6. Ülkemizde uzmanlık eğitimi ve insangücü planlaması doğru yapılmamakta; uzman gereksinimin ne olduğu, tıpta uzmanlık sınavı için açılacak kontenjanlar ve uzmanlık alanlarının nasıl belirlendiği, temel bilimlerde (biyokimya ve mikrobiyoloji uzmanlık alanları dışında) TUS için kontenjan açılmaması sorun olmaya devam etmektedir.
Var olan insan gücü verileri, nüfusa ilişkin veriler değerlendirilip, uzman hekim yoğunluğu ve dağılımı belirlenmelidir.
7. Uzmanlık eğitim kurumlarında uygulanan performansa dayalı çalışma, eğitim alma ve verme hakkını ve yeterliği kısıtlamakta, engellemektedir. Hizmet, araştırma, eğitim işlev ve sorumlulukları arasında “eğitim” öncelenmeli, bu öncelik koşullardan bağımsız savunulmalıdır.

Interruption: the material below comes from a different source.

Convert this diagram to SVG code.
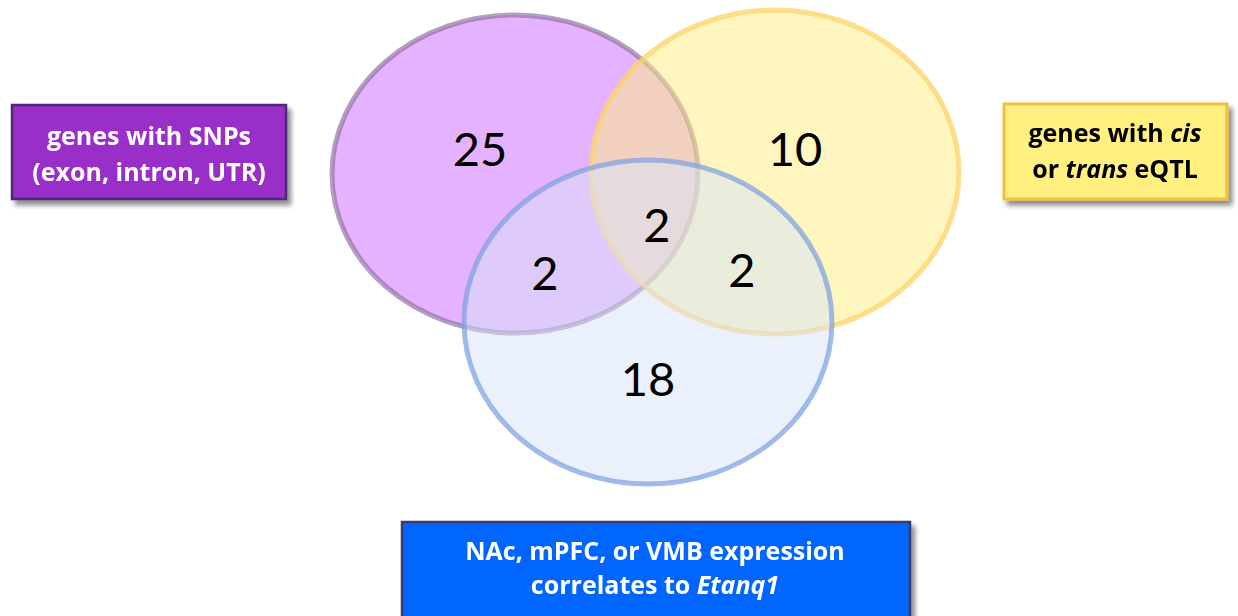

8. Uzmanlık eğitiminde tek başına uzaktan eğitim ve/veya sertifikasyon ile uzmanlık eğitimi kabul edilemez.
9. Kışkırtılmış sağlık hizmetinden ve sağlığın metalaşmasını içeren sağlıkta dönüşüm politikaları yerine koruyucu hekimliği önceleyen, eşit, ulaşılabilir ve en üst düzeyde iyilik halini savunan sağlık politikaları konulmalıdır.
10. Mesleki bağımsızlığın korunması, mesleki standartların mezuniyet öncesi ve sonrası tıp eğitiminin düzenli denetlenmesi Türk Tabipleri Birliği ve ilgili uzmanlık derneklerinin yetkili olduğu kurullarca belirlenmelidir.

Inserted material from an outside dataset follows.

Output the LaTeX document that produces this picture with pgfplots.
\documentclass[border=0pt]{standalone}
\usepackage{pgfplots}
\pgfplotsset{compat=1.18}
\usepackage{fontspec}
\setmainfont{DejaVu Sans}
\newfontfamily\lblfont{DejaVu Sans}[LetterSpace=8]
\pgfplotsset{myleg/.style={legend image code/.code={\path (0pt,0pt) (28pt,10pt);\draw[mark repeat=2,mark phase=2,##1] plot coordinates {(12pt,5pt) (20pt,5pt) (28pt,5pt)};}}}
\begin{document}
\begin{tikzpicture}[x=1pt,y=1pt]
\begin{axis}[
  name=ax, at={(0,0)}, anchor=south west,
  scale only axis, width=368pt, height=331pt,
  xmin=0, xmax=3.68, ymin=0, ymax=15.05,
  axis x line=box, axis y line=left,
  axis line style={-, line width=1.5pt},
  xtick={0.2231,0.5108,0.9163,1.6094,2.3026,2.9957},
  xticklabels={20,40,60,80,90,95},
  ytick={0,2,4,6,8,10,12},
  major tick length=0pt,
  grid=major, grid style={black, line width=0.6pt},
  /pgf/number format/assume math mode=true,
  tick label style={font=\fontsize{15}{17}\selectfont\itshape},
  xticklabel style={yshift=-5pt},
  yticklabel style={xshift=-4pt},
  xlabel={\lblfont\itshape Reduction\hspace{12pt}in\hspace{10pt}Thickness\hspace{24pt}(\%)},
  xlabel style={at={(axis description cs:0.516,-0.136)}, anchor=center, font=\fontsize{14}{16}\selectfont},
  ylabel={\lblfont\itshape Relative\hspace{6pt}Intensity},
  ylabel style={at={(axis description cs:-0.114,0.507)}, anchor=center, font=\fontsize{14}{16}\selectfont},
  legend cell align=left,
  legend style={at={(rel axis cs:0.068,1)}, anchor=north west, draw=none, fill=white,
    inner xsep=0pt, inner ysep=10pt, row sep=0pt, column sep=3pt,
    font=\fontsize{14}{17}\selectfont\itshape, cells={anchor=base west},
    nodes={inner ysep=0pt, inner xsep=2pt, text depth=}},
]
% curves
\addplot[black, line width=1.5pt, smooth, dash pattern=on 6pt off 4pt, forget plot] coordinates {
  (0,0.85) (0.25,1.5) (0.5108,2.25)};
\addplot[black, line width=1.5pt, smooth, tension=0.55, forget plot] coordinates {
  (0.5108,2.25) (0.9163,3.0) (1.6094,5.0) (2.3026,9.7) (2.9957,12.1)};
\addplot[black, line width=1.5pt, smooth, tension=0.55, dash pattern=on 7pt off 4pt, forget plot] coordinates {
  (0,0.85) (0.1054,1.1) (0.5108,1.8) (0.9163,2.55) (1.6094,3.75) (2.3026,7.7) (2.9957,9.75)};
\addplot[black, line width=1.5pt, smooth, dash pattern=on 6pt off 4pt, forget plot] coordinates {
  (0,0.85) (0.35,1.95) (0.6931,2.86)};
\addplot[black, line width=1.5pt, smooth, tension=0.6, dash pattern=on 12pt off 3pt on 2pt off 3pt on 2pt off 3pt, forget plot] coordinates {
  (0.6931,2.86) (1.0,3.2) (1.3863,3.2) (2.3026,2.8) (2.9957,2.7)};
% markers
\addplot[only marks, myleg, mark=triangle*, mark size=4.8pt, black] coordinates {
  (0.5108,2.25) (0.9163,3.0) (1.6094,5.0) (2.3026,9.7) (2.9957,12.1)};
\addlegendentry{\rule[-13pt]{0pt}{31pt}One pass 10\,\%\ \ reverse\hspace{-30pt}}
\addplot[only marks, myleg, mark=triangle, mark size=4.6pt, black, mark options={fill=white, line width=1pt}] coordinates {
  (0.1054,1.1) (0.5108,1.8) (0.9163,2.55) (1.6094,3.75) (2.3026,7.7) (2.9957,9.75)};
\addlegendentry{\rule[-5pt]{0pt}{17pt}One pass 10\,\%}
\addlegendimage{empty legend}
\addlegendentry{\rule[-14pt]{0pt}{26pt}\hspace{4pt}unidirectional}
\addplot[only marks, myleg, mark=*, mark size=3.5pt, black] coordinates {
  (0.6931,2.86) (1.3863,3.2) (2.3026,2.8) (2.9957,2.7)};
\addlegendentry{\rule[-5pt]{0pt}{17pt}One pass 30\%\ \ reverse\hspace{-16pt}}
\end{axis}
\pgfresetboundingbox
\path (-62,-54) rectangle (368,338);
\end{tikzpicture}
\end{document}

11. Uzmanlık derneklerinde, asistan hekim ve genç uzmanlara yönelik kollar, komisyonlar, çalışma grupları kurulmalı, asistan ve genç uzman veri tabanı oluşturulmalı, asistan ve genç uzman temsiliyeti sağlanmalı ve TTB-UDEK-AGUH Çalışma Grubuna bir asistan hekim, bir genç uzman temsilcisi gönderilmelidir, AGUH’un ve AHEK’in eşgüdümü eşit temsiliyeti esasında sağlanmalıdır.
Türk Tabipleri Birliği, TTB-UDEK üyesi derneklerin de desteğini alarak bu konuda yapageldiği çalışmaları sürdürme kararlılığındadır. TTB-UDEK üyesi derneklerin değerli birikim ve çabalarının ülkemiz sağlık ortamına yansıyan bir yüzü de uzmanlık eğitimi, yeterlik kurulları çalışmalarıdır. Bununla birlikte, eşgüdümü, ortaklığı, birlikte hareket etme gücünü, iyi hekimlik değerlerini koruyan, topluma ulaşma yollarını geliştiren farklı düzlem ve amaçla yapılan çalışmaların da ülkemiz sağlık ortamını geliştirdiği ve gelecekte de geliştireceği açıktır. TTB ve TTB-UDEK bu çalışmaların da desteklenmesi için elinden gelen katkıyı sağlama kararlığındadır. TTB-UDEK Çalışma Grupları yapılan ve gelecekte yapılacak olan çalışmalar için önemli bir “ortak” düzlemdir.